CivilWar2Watching the Donald Trump phenomenon is to see two things, his appeal to base instincts and his economic populism regarding trade pacts and jobs lost.   If the coming battle was only against overt racism, then the Democratic nominee wins, hands down.   However, it’s the class war twist that adds another level of difficulty that Donald is capable of executing to perfection.

Having solidified his base and satisfying them that he knows who they are, in a general campaign he’ll be free to be the reasonable-sounding businessman who, as he has said, is “flexible” and can negotiate better pacts on behalf of large segments of economically challenged white America.   To them, he’s a bastard, but he’s their bastard.  And that combined with the other, is what makes this election so difficult.

The big worry in a Trump versus Hillary contest is the possibility of an October surprise, a release of the text of one of her private paid talks to the Goldman Sachs audience of bankers and financiers, convincing them that she’s their person and the 99% will just have to suck it up.   In that eventuality, the election will truly be up for grabs.  And if it comes out on video, game over.

In that eventuality, the importance of the Black and Brown votes will be critical for Hillary to prevail. And it is a vote that she does not deserve.

The affection can’t be because of the effect of her husband’s administration on Black lives as author Michelle Alexander reveals in her essay, reprinted here from The Nation magazine.  His policies and her support of them destroyed hundreds of thousands of Black lives, for which they both now say they’re sorry.

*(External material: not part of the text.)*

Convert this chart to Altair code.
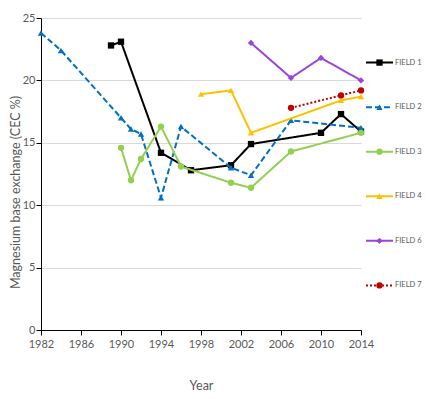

We need more than that and more than all the kind words they’ve been saying.   “Don’t tell me you love me” is the adage and Hillary hasn’t met that test.  The African-American vote will go for the Democratic nominee in any event, but these are just the primaries coming up and a vote for Bernie Sanders is the only opportunity there will be to register dissatisfaction with establishment politics as usual, we will not have that luxury in November.  If Black people are going to be expected to turn out in massive numbers on behalf of the nominee, then they must also turn on their legislators and hold them accountable by   demanding they bargain under the threat of a restless electorate, rather than wasting the opportunity by falling in line behind the establishment’s lead.  They know the Black vote is absolutely critical, then get something in return.